The Illusion of the Lead
There is a common misconception that because China is "two generations behind" in chip manufacturing, they have already lost the AI race. This logic ignores the history of technology. Success isn't always about who has the fastest engine; it’s about who builds the most reliable car for the terrain.
China’s "terrain" is a massive, captive market with an insatiable hunger for AI applications in surveillance, healthcare, and industrial automation. While American AI is focused on generating high-resolution videos of cats and writing poetry, Chinese AI is being hard-wired into the guts of manufacturing and urban management.
The domestic chips like the Huawei Ascend or the Cambricon MLU series are being integrated into these systems at the foundational level. Once a factory or a city's traffic grid is optimized for a specific domestic chip, switching back to Nvidia isn't just a matter of swapping a card. It’s a total organ transplant. The "moat" that Nvidia spent decades building is being filled in with Chinese soil.
The Hidden Stakes of the Supply Chain
The pressure hasn't just stayed at the top. It has filtered down to the small-scale foundries in cities like Wuxi and Suzhou. These plants are the infantry of the chip war. They are running older equipment 24/7, pushing the machines far beyond their intended lifespans to meet the demand for "mature nodes"—the less advanced chips that nonetheless power 90% of the world's electronics.
The irony is thick. By trying to starve the Chinese AI industry, the West has inadvertently funded a massive build-out of domestic capacity. Billions of dollars in government subsidies are flowing into every stage of the process: from the chemicals used to wash the wafers to the software used to design the circuits.
It is a massive, nationwide R&D project. If you give a brilliant group of people a problem and enough money, they will eventually find a way around any wall.
The Fragility of the Status Quo
Despite the bravado, the path is fraught. The "yield" problem remains a ghost in the machine. In chip manufacturing, yield is the percentage of chips on a wafer that actually work.

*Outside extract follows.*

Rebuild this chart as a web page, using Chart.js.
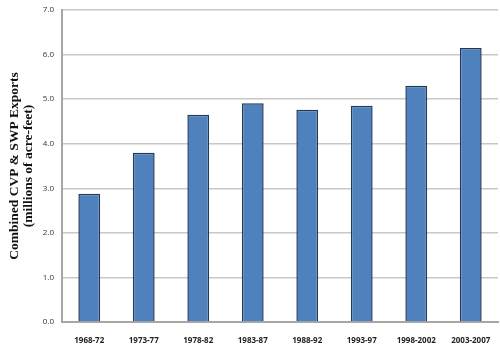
<!DOCTYPE html>
<html>
<head>
<meta charset="utf-8">
<script src="https://cdn.jsdelivr.net/npm/chart.js@4/dist/chart.umd.min.js"></script>
<style>
  html, body { margin: 0; padding: 0; background: #fff; }
  #wrap { width: 500px; height: 345px; }
</style>
</head>
<body>
<div id="wrap"><canvas id="exportsChart"></canvas></div>
<script>
const periods = ['1968-72', '1973-77', '1978-82', '1983-87', '1988-92', '1993-97', '1998-2002', '2003-2007']
const exportsMaf = [2.88, 3.80, 4.65, 4.91, 4.76, 4.85, 5.30, 6.15]
const yTitle = ['Combined CVP & SWP Exports', '(millions of acre-feet)']

new Chart(document.getElementById('exportsChart'), {
    type: 'bar',
    data: {
        labels: periods,
        datasets: [{
            data: exportsMaf,
            backgroundColor: '#4f81bd',
            borderColor: '#22395a',
            borderWidth: 1.5,
            barPercentage: 0.4,
            categoryPercentage: 1.0
        }]
    },
    options: {
        responsive: true,
        maintainAspectRatio: false,
        animation: false,
        layout: { padding: { top: 0, right: 2, left: 0, bottom: 0 } },
        plugins: {
            legend: { display: false },
            tooltip: { enabled: false }
        },
        scales: {
            x: {
                grid: { display: false },
                border: { color: '#a6a6a6', width: 2 },
                ticks: {
                    color: '#222',
                    font: { family: 'Open Sans', size: 8, weight: 'bold' },
                    maxRotation: 0,
                    padding: 6
                },
                afterFit: (scale) => { scale.height = 23 }
            },
            y: {
                min: 0,
                max: 7,
                ticks: {
                    stepSize: 1,
                    color: '#333',
                    font: { family: 'Open Sans', size: 8, lineHeight: 0.5 },
                    padding: 8,
                    callback: (v) => v.toFixed(1)
                },
                grid: { color: '#c8c8c8', lineWidth: 1.5, drawTicks: false },
                border: { color: '#a6a6a6', width: 2 },
                title: {
                    display: true,
                    text: yTitle,
                    color: '#111',
                    font: { family: 'Liberation Serif', size: 13.5, weight: 'bold', lineHeight: 1.0 },
                    padding: { top: 8, bottom: 0 }
                },
                afterFit: (scale) => { scale.width = 62 }
            }
        }
    }
})
</script>
</body>
</html>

If your yield is 20%, your chips are five times more expensive than they should be.
Western analysts point to these low yields as proof of failure. But they are looking at it through a capitalist lens. In a state-driven push for silicon sovereignty, profit is secondary to existence. The Chinese government is effectively paying the "inefficiency tax" to ensure that when the next geopolitical storm hits, the lights stay on.
There is also the matter of the talent. The brightest minds are being recalled from Silicon Valley. Engineers who spent decades at Intel or AMD are returning to Shanghai and Shenzhen, lured by massive salaries and the chance to be the architects of a national rebirth. This isn't just a brain drain; it's a transplant of institutional knowledge that took half a century to accumulate.
The Ghost in the Machine
The real question isn't whether China can catch up to Nvidia. The question is whether they need to.
If a domestic chip can run a large language model at 80% of the speed of an Nvidia chip, but costs 40% less and is guaranteed to be available in five years, the choice for a Chinese enterprise is obvious. The market is decoupling. We are moving toward a world where "universal" hardware no longer exists.
Back in the lab, Wei watches the results of a 24-hour stress test. The domestic chip held. It didn't melt. It didn't crash. It processed the data with a quiet, stubborn competence. He knows that in Santa Clara, the next generation of American chips is already being tested—chips that make his look like toys.
But he also knows that his chip is here. It is real. It is theirs.
The silence of the lab is broken only by the hum of the cooling fans. It is a lonely sound, the sound of an industry building a world within a world, separated by a sea of policy and a wall of silicon. The gap is still there, wide and deep. But every day, the bridge gets a little longer, built out of desperation, pride, and the cold, hard logic of a cornered giant.
The chips are down. But for the first time, they aren't someone else's chips. They are homegrown, etched with the scars of a trade war, and they are powering up.